Locale naming
Draft
For the naming of the locales at the user level, the following conventions are used.
Languages, and therefore the corresponding files, are named with the
English name, lowercased and without spaces: northernkurdish
.
Diacritics and non-letters are just removed (lu
for “Lü”, kinaraya
for “Kinaray-a”, bosniaherzegovina
for “Bosnia & Herzegovina”). Other
fields, like script and region, are separated with hyphens:
serbian-latin
, spanish-mexico
. Some regions may have long names
(eg, bosniaherzegovina
), so, for convenience, the corresponding code
is also allowed (ba
, in this case).
They are taken from the CLDR. Wherever the CLDR doesn’t provide a name
(eg, “Medieval Latin”), the pattern followed in practice for other
names is applied, namely, use the ‘natural’ form in English:
medievallatin
. They should be preferably based on the description
field in the
IANA
registry (eg, polytonicgreek
), although some simplifications can be
necessary, because some names are “too” descriptive. See also the
templates
for about 500 locales already available. As a secondary source,
Glottolog is used, too. (Wikipedia articles
can be taken as a complementary but unreliable source, and its
information must be verified; on the other hand, internal data, like
this one, is
useful for both names and tags.)
A few locales with a region or a script have in the CLDR a more precise
name. For example, ro-MD
is “Moldavian”. They will be normalized in
babel
in the next few releases.
When there are ‘short’ additional names (without hyphens), prefer
‘plain’ demonyms (even if vernacular) over composed names (eg,
british
better than UKenglish
).

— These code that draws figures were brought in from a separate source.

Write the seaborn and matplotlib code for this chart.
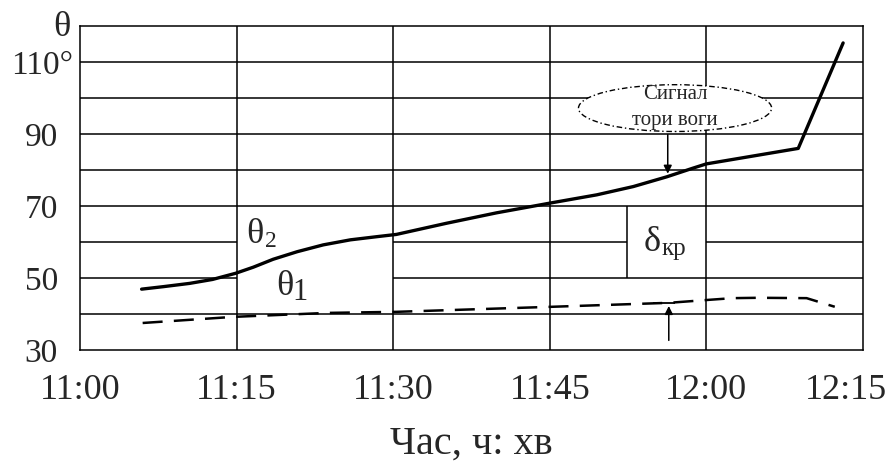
import matplotlib
matplotlib.use("Agg")
import matplotlib.pyplot as plt
from matplotlib.patches import Ellipse
from matplotlib.transforms import ScaledTranslation
import pandas as pd
import seaborn as sns

# minutes after 11:00 and temperature
theta2_min = [5.9, 8.0, 10.5, 12.7, 14.9, 16.6, 18.5, 20.8, 23.3, 25.9, 28.5, 30.3,
              35.1, 39.9, 45.2, 49.5, 53.0, 56.2, 58.7, 60.0, 68.8, 73.1]
theta2_val = [46.9, 47.6, 48.5, 49.6, 51.3, 53.0, 55.2, 57.3, 59.2, 60.6, 61.5, 62.1,
              65.2, 68.1, 70.9, 73.1, 75.4, 78.1, 80.5, 81.7, 86.0, 115.3]
theta1_min = [6.0, 14.7, 23.7, 30.3, 45.2, 56.4, 60.1, 62.5, 65.0, 69.6, 72.3]
theta1_val = [37.5, 39.2, 40.3, 40.6, 42.0, 43.1, 43.9, 44.4, 44.5, 44.4, 42.0]

tick_minutes = [0, 15, 30, 45, 60, 75]
tick_labels = ['11:00', '11:15', '11:30', '11:45', '12:00', '12:15']
ytick_values = [30, 50, 70, 90, 110]
ytick_labels = ['30', '50', '70', '90', '110°']

sns.set_style("white")
plt.rcParams['font.family'] = ['Liberation Serif', 'DejaVu Serif']

df2 = pd.DataFrame({'t': theta2_min, 'v': theta2_val})
df1 = pd.DataFrame({'t': theta1_min, 'v': theta1_val})

fig = plt.figure(figsize=(8.88, 4.63), dpi=100)
ax = fig.add_axes([0.0901, 0.2441, 0.8817, 0.6997])

# grid, with the gaps left for the labels
lw_grid = 1.1
ax.hlines([40, 70, 80, 90, 100, 110], 0, 75, color='black', lw=lw_grid, zorder=1)
ax.hlines([60, 60, 60], [0, 30, 60], [15, 52.4, 75], color='black', lw=lw_grid, zorder=1)
ax.hlines([50, 50], [0, 30], [15, 75], color='black', lw=lw_grid, zorder=1)
ax.vlines([15, 30, 45, 60], 30, 120, color='black', lw=lw_grid, zorder=1)
ax.vlines(52.4, 50, 70, color='black', lw=lw_grid, zorder=1)

sns.lineplot(data=df2, x='t', y='v', color='black', lw=2.4, estimator=None, ax=ax, zorder=3)
sns.lineplot(data=df1, x='t', y='v', color='black', lw=1.8, estimator=None, ax=ax, zorder=3)
ax.lines[-1].set_dashes((8, 4.5))

ax.set_xlim(0, 75)
ax.set_ylim(30, 120)
ax.set_xticks(tick_minutes)
ax.set_xticklabels(tick_labels, fontsize=26)
ax.set_yticks(ytick_values)
ax.set_yticklabels(ytick_labels, fontsize=24)
ax.tick_params(axis='x', direction='out', length=6, width=1.1, color='black', pad=11)
ax.tick_params(axis='y', length=0, pad=16)
lab = ax.yaxis.get_major_ticks()[-1].label1
lab.set_transform(lab.get_transform() + ScaledTranslation(0.15, 0, fig.dpi_scale_trans))
lab = ax.xaxis.get_major_ticks()[-1].label1
lab.set_transform(lab.get_transform() + ScaledTranslation(-0.17, 0, fig.dpi_scale_trans))

for s in ax.spines.values():
    s.set_color('black')
    s.set_linewidth(1.1)

ax.set_xlabel('Час, ч: хв', fontsize=29, labelpad=14)
ax.set_ylabel('')
ax.text(-0.023, 0.995, 'θ', transform=ax.transAxes, fontsize=26,
        ha='center', va='center', clip_on=False)

# curve labels
ax.text(16.8, 62.2, 'θ', fontsize=26, ha='center', va='center')
ax.text(18.3, 60.2, '2', fontsize=17, ha='center', va='center')
ax.text(19.6, 47.5, 'θ', fontsize=26, ha='center', va='center')
ax.text(21.1, 45.9, '1', fontsize=22, ha='center', va='center')
ax.text(54.8, 59.8, 'δ', fontsize=26, ha='center', va='center')
ax.text(56.9, 58.0, 'кр', fontsize=18, ha='center', va='center')

# alarm signal callout
ax.add_patch(Ellipse((57.0, 97.2), 18.5, 13, facecolor='white', edgecolor='black',
                     linestyle=(0, (1, 2, 4, 2)), lw=1.0, zorder=4))
ax.text(57.0, 100.9, 'Сигнал', fontsize=15, ha='center', va='center', zorder=5)
ax.text(57.0, 93.8, 'тори воги', fontsize=15, ha='center', va='center', zorder=5)
ax.annotate('', xy=(56.3, 78.2), xytext=(56.3, 90.6),
            arrowprops=dict(arrowstyle='-|>', color='black', lw=1.1, mutation_scale=12), zorder=5)

# critical difference arrow
ax.annotate('', xy=(56.4, 43.0), xytext=(56.4, 31.9),
            arrowprops=dict(arrowstyle='-|>', color='black', lw=1.1, mutation_scale=12), zorder=5)
ax.hlines(43.1, 54.9, 57.0, color='black', lw=1.3, zorder=5)

fig.savefig('out.png', dpi=100)
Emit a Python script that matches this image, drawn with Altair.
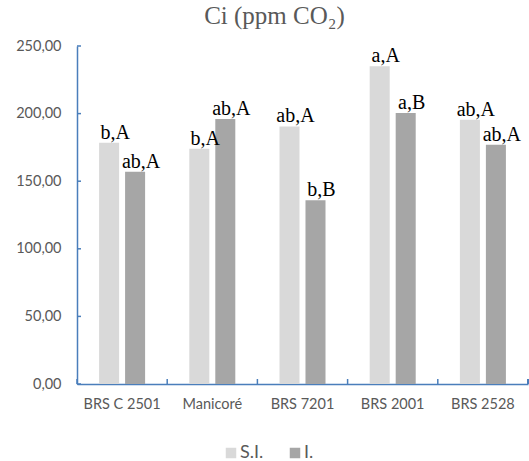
import altair as alt
import pandas as pd

# Cultivars, treatments and mean internal CO2 concentration (ppm)
cultivars = ["BRS C 2501", "Manicoré", "BRS 7201", "BRS 2001", "BRS 2528"]
treatments = ["S.I.", "I."]
ci_si = [178.5, 174.0, 190.5, 235.0, 195.5]
ci_i = [157.0, 196.0, 136.0, 200.5, 177.0]
letters_si = ["b,A", "b,A", "ab,A", "a,A", "ab,A"]
letters_i = ["ab,A", "ab,A", "b,B", "a,B", "ab,A"]
y_ticks = [0, 50, 100, 150, 200, 250]

rows = []
for c, v, l in zip(cultivars, ci_si, letters_si):
    rows.append({"cultivar": c, "trat": "S.I.", "ci": v, "letra": l})
for c, v, l in zip(cultivars, ci_i, letters_i):
    rows.append({"cultivar": c, "trat": "I.", "ci": v, "letra": l})
df = pd.DataFrame(rows)
ticks_df = pd.DataFrame({"v": y_ticks})

W, H = 451, 338
AXIS_BLUE = "#4A7EBB"
GRAY_TXT = "#595959"

x_enc = alt.X("cultivar:N", sort=cultivars, title=None,
              scale=alt.Scale(paddingInner=0, paddingOuter=0),
              axis=alt.Axis(labelAngle=0, domainColor=AXIS_BLUE, domainWidth=1.5,
                            ticks=False, labelColor=GRAY_TXT, labelFont="Lato",
                            labelFontSize=14.5, labelPadding=13))
xoff = alt.XOffset("trat:N", sort=treatments,
                   scale=alt.Scale(paddingInner=0.23, paddingOuter=0.85))
y_scale = alt.Scale(domain=[0, 250], nice=False)

bars = alt.Chart(df).mark_bar().encode(
    x=x_enc,
    xOffset=xoff,
    y=alt.Y("ci:Q", scale=y_scale, title=None,
            axis=alt.Axis(values=y_ticks, domainColor=AXIS_BLUE, domainWidth=1.5,
                          ticks=False, grid=False, labelColor=GRAY_TXT,
                          labelFont="Lato", labelFontSize=14.5, labelPadding=16,
                          labelExpr="replace(format(datum.value, '.2f'), '.', ',')")),
    color=alt.Color("trat:N", sort=treatments, title=None,
                    scale=alt.Scale(domain=treatments, range=["#D9D9D9", "#A6A6A6"]),
                    legend=alt.Legend(orient="none", legendX=145, legendY=398,
                                      direction="horizontal", symbolType="square",
                                      symbolSize=110, symbolStrokeWidth=0,
                                      labelFont="Lato", labelFontSize=18,
                                      labelColor=GRAY_TXT, columnPadding=22,
                                      labelOffset=0)),
)

labels = alt.Chart(df).mark_text(
    font="Liberation Serif", fontSize=20, color="black",
    baseline="alphabetic", dy=-4, dx=6,
).encode(
    x=alt.X("cultivar:N", sort=cultivars),
    xOffset=xoff,
    y=alt.Y("ci:Q", scale=y_scale),
    text="letra:N",
)

# inward tick marks on the value axis
y_tick_marks = alt.Chart(ticks_df).mark_rule(color=AXIS_BLUE, strokeWidth=1.5).encode(
    y=alt.Y("v:Q", scale=y_scale),
    x=alt.value(0),
    x2=alt.value(4),
)

# inward tick marks at category boundaries
cat_df = pd.DataFrame({"cultivar": cultivars})
x_tick_marks = alt.Chart(cat_df).mark_rule(color=AXIS_BLUE, strokeWidth=1.5).encode(
    x=alt.X("cultivar:N", sort=cultivars, bandPosition=0),
    y=alt.value(H - 5),
    y2=alt.value(H),
)
x_end_tick = alt.Chart(cat_df).mark_rule(color=AXIS_BLUE, strokeWidth=1.5).encode(
    x=alt.value(W),
    y=alt.value(H - 5),
    y2=alt.value(H),
)

chart = alt.layer(bars, labels, y_tick_marks, x_tick_marks, x_end_tick).properties(
    width=W,
    height=H,
    title=alt.TitleParams("Ci (ppm CO₂)", font="Liberation Serif", fontSize=25,
                          fontWeight="normal", color=GRAY_TXT, anchor="middle",
                          dx=-28, offset=9),
    autosize=alt.AutoSizeParams(type="none"),
    padding={"left": 77, "top": 46, "right": 1, "bottom": 77},
).configure_view(stroke=None)

chart.save("out.html", embed_options={"renderer": "svg", "actions": False})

This reflects the evolution of the
english
style, because the names american
and british
predate
USenglish
and UKenglish
. Further, the main names in the CLDR for
en-US
and en-GB
are American English
and British English
. Note
the names ukenglish
and usenglish
(all lowercase) are not
supported by babel
as ldf
files, even if they work in some
operating systems.
The following names are deprecated (use the name after the arrow):
brazil
→brazilian
bahasai
→indonesian
bahasam
,meyalu
[sic] →malay
classiclatin
→classicallatin
ecclesiasticlatin
→ecclesiasticallatin
frenchb
,francais
,canadien
→french
germanb
→german
,ngerman
(see below)lsorbian
→lowersorbian
portuges
[sic] →portuguese
samin
→northernsami
ukraineb
→ukrainian
usorbian
→uppersorbian
vietnam
→vietnamese
russianb
→russian
Therefore, they are not included in name.babel
. Some anomalous names
(related to german
and serbian
) should be fixed in the future, but
how to deal with them is under study.